Considering those symptoms along with William Shakespeare's eternal fascination with venereal disease, one doctor thinks he knows why the world's greatest writer slowed down in his later years: He was suffering from mercury poisoning due to treatment for syphilis.


1) His eternal fascination with venereal disease is expressed in Shakespeare's work because people back then, like today, got off on laughing at crabs, syphilis and gonorrhea. And Shakespeare knew how to work an audience. Better than Seinfeld. Much better.

2) Saying that mercury poisoning slowed Shakespeare down in his later years is like saying that tantric sex makes Sting write bad music; while the events may coincide, causality is not necessarily present. Not to knock Gordon, but his Police work was better than his solo stuff.

Dr. John J. Ross thinks the side effects of the treatment probably made it difficult for him to physically write.

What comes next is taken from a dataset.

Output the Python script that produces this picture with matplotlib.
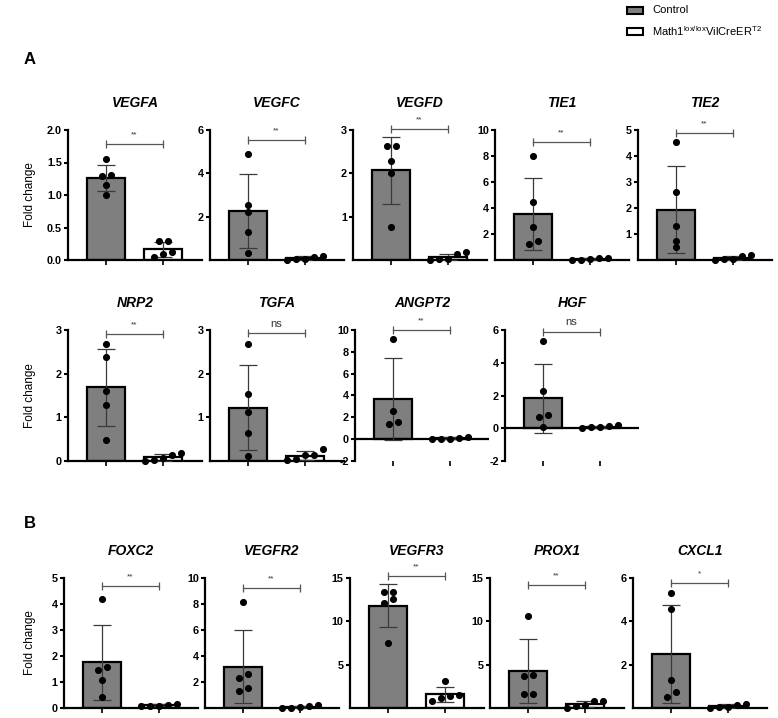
import numpy as np
import matplotlib
matplotlib.use("Agg")
import matplotlib.pyplot as plt
from matplotlib.patches import Rectangle

plt.rcParams['font.family'] = ['Liberation Sans', 'DejaVu Sans']
plt.rcParams['mathtext.default'] = 'regular'

W, H = 778, 718

# ---- data (fold change per mouse) ----
genes = ['VEGFA', 'VEGFC', 'VEGFD', 'TIE1', 'TIE2',
         'NRP2', 'TGFA', 'ANGPT2', 'HGF',
         'FOXC2', 'VEGFR2', 'VEGFR3', 'PROX1', 'CXCL1']
control = [
    [1.55, 1.31, 1.30, 1.15, 1.00],
    [4.88, 2.54, 2.23, 1.28, 0.34],
    [2.64, 2.63, 2.28, 2.01, 0.77],
    [8.00, 4.46, 2.55, 1.45, 1.25],
    [4.54, 2.60, 1.31, 0.75, 0.50],
    [2.68, 2.38, 1.61, 1.28, 0.49],
    [2.67, 1.54, 1.13, 0.65, 0.12],
    [9.20, 2.58, 1.53, 1.35],
    [5.35, 2.25, 0.79, 0.67, 0.08],
    [4.19, 1.58, 1.48, 1.09, 0.42],
    [8.13, 2.63, 2.33, 1.53, 1.30],
    [13.4, 13.4, 12.6, 12.1, 7.48],
    [10.6, 3.76, 3.74, 1.62, 1.58],
    [5.29, 4.56, 1.31, 0.74, 0.49],
]
mutant = [
    [0.29, 0.29, 0.12, 0.10, 0.04],
    [0.05, 0.20, 0.05, 0.15, 0.00],
    [0.13, 0.18, 0.02, 0.00, 0.02],
    [0.05, 0.15, 0.03, 0.12, 0.02],
    [0.04, 0.19, 0.01, 0.15, 0.02],
    [0.19, 0.14, 0.01, 0.03, 0.06],
    [0.27, 0.14, 0.14, 0.04, 0.02],
    [0.02, 0.20, 0.05, 0.15, 0.01],
    [0.06, 0.18, 0.08, 0.14, 0.02],
    [0.09, 0.15, 0.09, 0.13, 0.09],
    [0.05, 0.20, 0.02, 0.12, 0.03],
    [3.09, 1.41, 1.45, 1.15, 0.84],
    [0.83, 0.83, 0.00, 0.26, 0.38],
    [0.05, 0.20, 0.02, 0.13, 0.03],
]
sig = ['**', '**', '**', '**', '**',
       '**', 'ns', '**', 'ns',
       '**', '**', '**', '**', '*']
bracket_y = [1.78, 5.54, 3.03, 9.1, 4.89,
             2.9, 2.92, 10.0, 5.9,
             4.71, 9.23, 15.27, 14.2, 5.75]
ylims = [(0, 2), (0, 6), (0, 3), (0, 10), (0, 5),
         (0, 3), (0, 3), (-2, 10), (-2, 6),
         (0, 5), (0, 10), (0, 15), (0, 15), (0, 6)]
yticks = [[0, 0.5, 1.0, 1.5, 2.0], [2, 4, 6], [1, 2, 3], [2, 4, 6, 8, 10], [1, 2, 3, 4, 5],
          [0, 1, 2, 3], [1, 2, 3], [-2, 0, 2, 4, 6, 8, 10], [-2, 0, 2, 4, 6],
          [0, 1, 2, 3, 4, 5], [2, 4, 6, 8, 10], [5, 10, 15], [5, 10, 15], [2, 4, 6]]

# ---- layout in pixels: (left, top, bottom) of each panel ----
rows = [
    ([68, 210, 353, 495, 638], 130, 260),
    ([68, 210, 355, 505], 330, 461),
    ([64, 205, 350, 490, 633], 578, 708),
]
AX_W = 134
GREY = '#7f7f7f'

fig = plt.figure(figsize=(W / 100, H / 100), dpi=100)


def swarm(ax, x0, vals, step=9, gap=6):
    # dots closer than `gap` px vertically are spread into a row
    ys = ax.transData.transform([(x0, v) for v in vals])[:, 1]
    px0 = ax.transData.transform((x0, 0))[0]
    order = np.argsort(ys)
    groups = [[order[0]]]
    for i in order[1:]:
        if ys[i] - ys[groups[-1][-1]] < gap:
            groups[-1].append(i)
        else:
            groups.append([i])
    xs = np.zeros(len(vals))
    for g in groups:
        for k, i in enumerate(g):
            xs[i] = px0 + (k - (len(g) - 1) / 2) * step
    pts = ax.transData.inverted().transform(np.column_stack([xs, ys]))
    ax.plot(pts[:, 0], pts[:, 1], 'o', color='black', ms=4.1, zorder=5, clip_on=False)


k = 0
for lefts, top, bottom in rows:
    for j, left in enumerate(lefts):
        ax = fig.add_axes([left / W, 1 - bottom / H, AX_W / W, (bottom - top) / H])
        ax.set_xlim(-0.667, 1.684)
        ax.set_ylim(*ylims[k])
        for s in ['top', 'right']:
            ax.spines[s].set_visible(False)
        ax.spines['left'].set_linewidth(1.6)
        ax.spines['bottom'].set_linewidth(1.6)
        if ylims[k][0] < 0:
            ax.spines['bottom'].set_visible(False)
            ax.axhline(0, color='black', lw=1.6, zorder=3)

        for x, vals, fc in [(0, control[k], GREY), (1, mutant[k], 'white')]:
            m = np.mean(vals)
            sd = np.std(vals, ddof=1)
            ax.bar(x, m, width=0.65, color=fc, edgecolor='black', lw=1.6, zorder=2)
            ax.errorbar(x, m, yerr=sd, color='#3a3a3a', lw=0.9, capsize=6.5,
                        capthick=0.9, zorder=4)
            swarm(ax, x, vals)

        # significance bracket
        by = bracket_y[k]
        ax.plot([0, 1], [by, by], color='#555555', lw=0.9, clip_on=False)
        ax.plot([0, 1], [by, by], ls='none', marker='|', ms=6, mew=0.9,
                color='#555555', clip_on=False)
        if sig[k] == 'ns':
            ax.annotate('ns', (0.5, by), xytext=(0, 4.5), textcoords='offset points',
                        ha='center', va='baseline', fontsize=8, color='#333333',
                        annotation_clip=False)
        else:
            ax.annotate(sig[k], (0.5, by), xytext=(0, 5.5), textcoords='offset points',
                        ha='center', va='baseline', fontsize=6, color='#333333',
                        annotation_clip=False)

        ax.set_xticks([0, 1])
        ax.set_xticklabels(['', ''])
        ax.tick_params(axis='x', length=3.5, width=1.2)
        ax.set_yticks(yticks[k])
        if any(t != int(t) for t in yticks[k]):
            ax.set_yticklabels([f'{t:.1f}' for t in yticks[k]])
        else:
            ax.set_yticklabels([str(int(t)) for t in yticks[k]])
        ax.tick_params(axis='y', length=3, width=1.5, pad=1.5, labelsize=7.8)
        for lab in ax.get_yticklabels():
            lab.set_fontweight('bold')

        ax.text(0.5, 1 + 27 / (bottom - top), genes[k], transform=ax.transAxes,
                ha='center', va='center', fontsize=10, fontweight='bold', style='italic')
        if j == 0:
            fig.text(30 / W, 1 - (top + bottom) / 2 / H, 'Fold change', rotation=90,
                     ha='center', va='center', fontsize=8.5)
        k += 1

# panel letters
fig.text(30 / W, 1 - 60 / H, 'A', ha='center', va='center', fontsize=12, fontweight='bold')
fig.text(30 / W, 1 - 523 / H, 'B', ha='center', va='center', fontsize=12, fontweight='bold')

# legend
for y, fc, label in [(10, GREY, 'Control'),
                     (31, 'white', r'Math1$^{lox/lox}$VilCreER$^{T2}$')]:
    fig.patches.append(Rectangle((627 / W, 1 - (y + 3.5) / H), 16 / W, 7 / H,
                                 transform=fig.transFigure, facecolor=fc,
                                 edgecolor='black', lw=1.5))
    fig.text(652 / W, 1 - y / H, label, ha='left', va='center', fontsize=8)

fig.savefig('out.png', dpi=100)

And "if he had a venereal disease, some of the attitudes toward women become understandable," said Ross, an infectious diseases specialist at Tufts University who writes about his theory in the Feb. 1 issue of Clinical Infectious Diseases.


1) John Milton's blindness made it pretty damn hard for him to write, but it didn't stop him from churning out the greatest epic ever written in the English language. Considering a little mercury for his syphilis probably affected him less than whatever the 16th century equivalent of absinthe did, it probably did him more help than hurt.

2) If Shakespeare's views on women changed because one of them gave him the crotch rot, I think we would have seen a significant change in his writing in terms of women. Suffice to say that condescending (to put it lightly) views on women were not exactly out of the mainstream for the time. Shakespeare wasn't the worst on women in the time, syphilis or no.

From then on the article goes on to detail pithy points in Shakespeare's writing that apparently conveys his newfound V.D.



One last thing though . . . in my opinion, if Shakespeare got syphilis, it wasn't from a woman.